Michela è una delle lavoratrici del Call Center di Taranto, di recente finito nel mirino della critica per aver elargito in busta paga uno stipendio di 90 euro al mese. Una somma che porta la tariffa oraria a 33 centesimi. Il caso è scoppiato dopo che le dipendenti del call center si sono rivolte al sindacato, attraverso il quale si è proceduto con un esposto contro l’azienda inviato alla Procura della Repubblica, al Prefetto, al Sindaco e al Presidente della Provincia. Intervistata dall’agenzia Adnkronos, Michela ha fornito ulteriori dettagli su quanto accaduto a lei e alle sue colleghe, che hanno deciso di licenziarsi non appena hanno visto la loro busta paga di 92 euro per un intero mese di lavoro.
“Pagamento a 60 giorni”
La lavoratrice del call center di Taranto ha raccontato quella che è stata la sua esperienza dopo un solo mese di lavoro.

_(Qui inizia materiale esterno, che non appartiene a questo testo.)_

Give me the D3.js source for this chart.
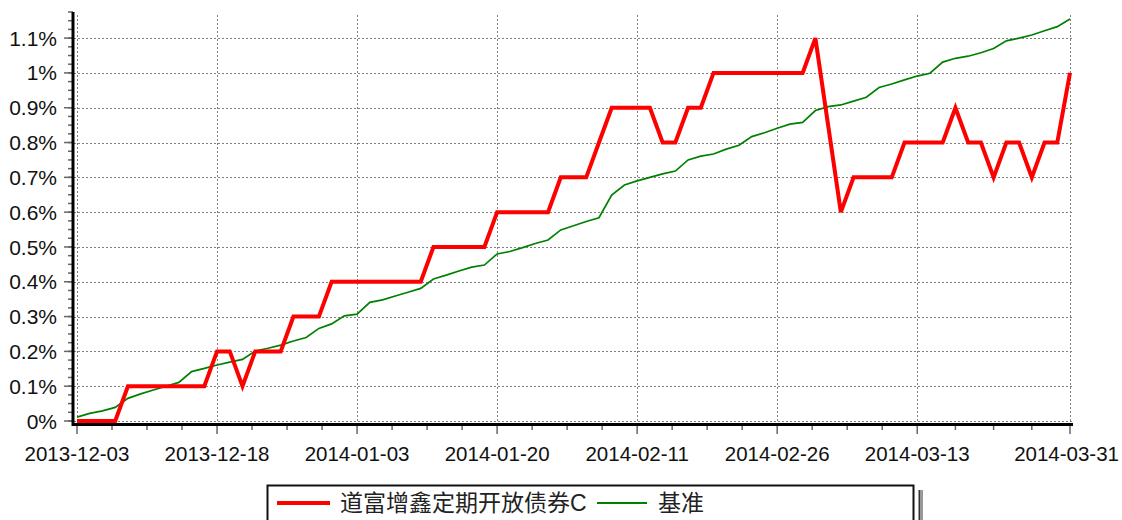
<!DOCTYPE html>
<html>
<head>
<meta charset="utf-8">
<script src="https://cdn.jsdelivr.net/npm/d3@7"></script>
<style>
  html, body { margin: 0; padding: 0; background: #fff; }
  svg { display: block; font-family: "Liberation Sans", Arial, "Noto Sans CJK SC", sans-serif; }
</style>
</head>
<body>
<div id="chart"></div>
<script>
// trading days shown on the chart
const dates = [
  "2013-12-03","2013-12-04","2013-12-05","2013-12-06","2013-12-09","2013-12-10","2013-12-11","2013-12-12","2013-12-13",
  "2013-12-16","2013-12-17","2013-12-18","2013-12-19","2013-12-20","2013-12-23","2013-12-24","2013-12-25","2013-12-26",
  "2013-12-27","2013-12-30","2013-12-31","2014-01-02","2014-01-03","2014-01-06","2014-01-07","2014-01-08","2014-01-09",
  "2014-01-10","2014-01-13","2014-01-14","2014-01-15","2014-01-16","2014-01-17","2014-01-20","2014-01-21","2014-01-22",
  "2014-01-23","2014-01-24","2014-01-27","2014-01-28","2014-01-29","2014-01-30","2014-02-07","2014-02-10","2014-02-11",
  "2014-02-12","2014-02-13","2014-02-14","2014-02-17","2014-02-18","2014-02-19","2014-02-20","2014-02-21","2014-02-24",
  "2014-02-25","2014-02-26","2014-02-27","2014-02-28","2014-03-03","2014-03-04","2014-03-05","2014-03-06","2014-03-07",
  "2014-03-10","2014-03-11","2014-03-12","2014-03-13","2014-03-14","2014-03-17","2014-03-18","2014-03-19","2014-03-20",
  "2014-03-21","2014-03-24","2014-03-25","2014-03-26","2014-03-27","2014-03-28","2014-03-31"
];

// cumulative return, %
const fundValues = [
  0, 0, 0, 0, 0.1, 0.1, 0.1, 0.1, 0.1, 0.1, 0.1, 0.2, 0.2, 0.1, 0.2, 0.2, 0.2, 0.3, 0.3, 0.3,
  0.4, 0.4, 0.4, 0.4, 0.4, 0.4, 0.4, 0.4, 0.5, 0.5, 0.5, 0.5, 0.5, 0.6, 0.6, 0.6, 0.6, 0.6, 0.7, 0.7,
  0.7, 0.8, 0.9, 0.9, 0.9, 0.9, 0.8, 0.8, 0.9, 0.9, 1.0, 1.0, 1.0, 1.0, 1.0, 1.0, 1.0, 1.0, 1.1, 0.85,
  0.6, 0.7, 0.7, 0.7, 0.7, 0.8, 0.8, 0.8, 0.8, 0.9, 0.8, 0.8, 0.7, 0.8, 0.8, 0.7, 0.8, 0.8, 1.0
];

const benchValues = [
  0.011, 0.022, 0.029, 0.039, 0.065, 0.078, 0.089, 0.100, 0.111, 0.142, 0.151, 0.161, 0.169, 0.177, 0.201, 0.209,
  0.218, 0.230, 0.240, 0.266, 0.279, 0.302, 0.307, 0.341, 0.348, 0.359, 0.370, 0.381, 0.408, 0.419, 0.431, 0.442,
  0.448, 0.480, 0.487, 0.498, 0.510, 0.520, 0.549, 0.561, 0.573, 0.584, 0.649, 0.678, 0.690, 0.700, 0.710, 0.718,
  0.750, 0.761, 0.767, 0.781, 0.792, 0.817, 0.828, 0.841, 0.853, 0.858, 0.892, 0.903, 0.908, 0.919, 0.930, 0.958,
  0.968, 0.980, 0.991, 0.999, 1.031, 1.042, 1.048, 1.058, 1.070, 1.092, 1.100, 1.109, 1.121, 1.133, 1.155
];

const tickDates = ["2013-12-03", "2013-12-18", "2014-01-03", "2014-01-20", "2014-02-11", "2014-02-26", "2014-03-13", "2014-03-31"];
const yTicks = [0, 0.1, 0.2, 0.3, 0.4, 0.5, 0.6, 0.7, 0.8, 0.9, 1.0, 1.1];
const seriesNames = ["道富增鑫定期开放债券C", "基准"];
const seriesColors = ["#ff0000", "#008000"];

const W = 1122, H = 520;
const svg = d3.select("#chart").append("svg").attr("width", W).attr("height", H);

const x = d3.scaleLinear().domain([0, dates.length - 1]).range([77, 1070]);
const y = d3.scaleLinear().domain([0, 1.175]).range([421, 12]);
const fmt = (v) => d3.format(".1~f")(v) + "%";

const tickIdx = tickDates.map((d) => dates.indexOf(d));
// 4 sub-divisions between each labelled date
const minorIdx = [];
for (let i = 0; i < tickIdx.length - 1; i++)
  for (let k = 1; k < 4; k++) minorIdx.push(tickIdx[i] + (tickIdx[i + 1] - tickIdx[i]) * k / 4);
const yMinor = d3.range(0, 1.176, 0.025);

const grid = svg.append("g").attr("stroke", "#808080").attr("stroke-width", 1).attr("stroke-dasharray", "2,2");
grid.selectAll("line.h").data(yTicks).join("line").attr("class", "h")
  .attr("x1", 74).attr("x2", x.range()[1] + 2)
  .attr("y1", (d) => Math.round(y(d)) + 0.5).attr("y2", (d) => Math.round(y(d)) + 0.5);
grid.selectAll("line.v").data(tickIdx).join("line").attr("class", "v")
  .attr("x1", (d) => Math.round(x(d)) + 0.5).attr("x2", (d) => Math.round(x(d)) + 0.5)
  .attr("y1", 15).attr("y2", 423);

// y ticks
const ticks = svg.append("g").attr("stroke", "#666").attr("stroke-width", 1.5);
ticks.selectAll("line.ym").data(yMinor).join("line").attr("class", "ym")
  .attr("x1", 68).attr("x2", 73).attr("y1", (d) => y(d)).attr("y2", (d) => y(d));
ticks.selectAll("line.yM").data(yTicks).join("line").attr("class", "yM")
  .attr("x1", 64).attr("x2", 73).attr("y1", (d) => y(d)).attr("y2", (d) => y(d));
// x ticks
ticks.selectAll("line.xm").data(minorIdx).join("line").attr("class", "xm")
  .attr("x1", (d) => x(d)).attr("x2", (d) => x(d)).attr("y1", 425).attr("y2", 430);
ticks.selectAll("line.xM").data(tickIdx).join("line").attr("class", "xM")
  .attr("x1", (d) => x(d)).attr("x2", (d) => x(d)).attr("y1", 425).attr("y2", 434);

// axis lines
svg.append("line").attr("x1", 73).attr("x2", 73).attr("y1", 12).attr("y2", 426)
  .attr("stroke", "#000").attr("stroke-width", 3);
svg.append("line").attr("x1", 72).attr("x2", 1073).attr("y1", 424.5).attr("y2", 424.5)
  .attr("stroke", "#000").attr("stroke-width", 3);

svg.append("g").selectAll("text").data(yTicks).join("text")
  .attr("x", 57).attr("y", (d) => y(d)).attr("dy", "0.36em")
  .attr("text-anchor", "end").attr("font-size", 21).attr("fill", "#111")
  .text(fmt);

// keep the last date label inside the picture
svg.append("g").selectAll("text").data(tickDates).join("text")
  .attr("x", (d, i) => (i === tickDates.length - 1 ? 1119 : x(dates.indexOf(d))))
  .attr("y", 460.5)
  .attr("text-anchor", (d, i) => (i === tickDates.length - 1 ? "end" : "middle"))
  .attr("font-size", 20.5).attr("fill", "#111")
  .text((d) => d);

const line = (vals) => d3.line().x((d, i) => x(i)).y((d) => y(d))(vals);
svg.append("path").attr("d", line(benchValues)).attr("fill", "none")
  .attr("stroke", seriesColors[1]).attr("stroke-width", 1.7);
svg.append("path").attr("d", line(fundValues)).attr("fill", "none")
  .attr("stroke", seriesColors[0]).attr("stroke-width", 4);

// legend
const lg = svg.append("g");
lg.append("rect").attr("x", 918).attr("y", 490).attr("width", 5).attr("height", 40).attr("fill", "#999");
lg.append("line").attr("x1", 919.5).attr("x2", 919.5).attr("y1", 490).attr("y2", 530).attr("stroke", "#333").attr("stroke-width", 1);
lg.append("rect").attr("x", 267.5).attr("y", 485.5).attr("width", 646).attr("height", 50)
  .attr("fill", "#fff").attr("stroke", "#111").attr("stroke-width", 2);
const items = [
  { x0: 277, x1: 330, tx: 340, w: 4 },
  { x0: 597, x1: 647, tx: 658, w: 2 },
];
items.forEach((it, i) => {
  lg.append("line").attr("x1", it.x0).attr("x2", it.x1).attr("y1", 503).attr("y2", 503)
    .attr("stroke", seriesColors[i]).attr("stroke-width", it.w);
  lg.append("text").attr("x", it.tx).attr("y", 511).attr("font-size", 23).attr("fill", "#222")
    .text(seriesNames[i]);
});
</script>
</body>
</html>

Il suo compito era di vendere i pacchetti di internet e telefonia per 6 ore al giorno. Dopo un mese l’amara sorpresa, con la busta paga da 92 euro al mese. Soldi che, tra le altre cose, Michela non riceverà, in quanto il pagamento – come ha riferito durante l’intervista ai colleghi di Adnkronos – è a 60 giorni, nonostante nel contratto ci sia scritto a 30. Oltre il danno la beffa dunque.
La ragazza, madre di due figli, ha sostanzialmente confermato le parole del sindacalista Andrea Lumino, segretario generale di SLc Cgil Taranto. Alle rimostranze delle dipendenti, l’azienda ha risposto che si perdeva un’ora di lavoro per 3 minuti di ritardo all’arrivo al lavoro oppure per un’assenza pari a 5 minuti dalla propria postazione per andare in bagno. Il sindacalista ha confermato l’intenzione di usare la legge contro il caporalato “per fermare questo sfruttamento”. Intanto, Michela dovrà aspettare gennaio per vedere corrisposti i 92 euro guadagnati in un intero mese di lavoro.
Lo stesso Lumino, riflette sul fatto che il settore del call center è malato. Ci sono leggi sfavorevoli e regole tutte da rivedere, “aziende che pensano al massimo risparmio disinteressandosi dell’ovvio e conseguente sfruttamento di chi lavora, l’anello più debole della catena”.
Questa vicenda evidenzia l’eterna precarietà in cui vive il settore e il conseguente disagio sociale che per forza di cose finirà per esplodere come una bomba ad orologeria.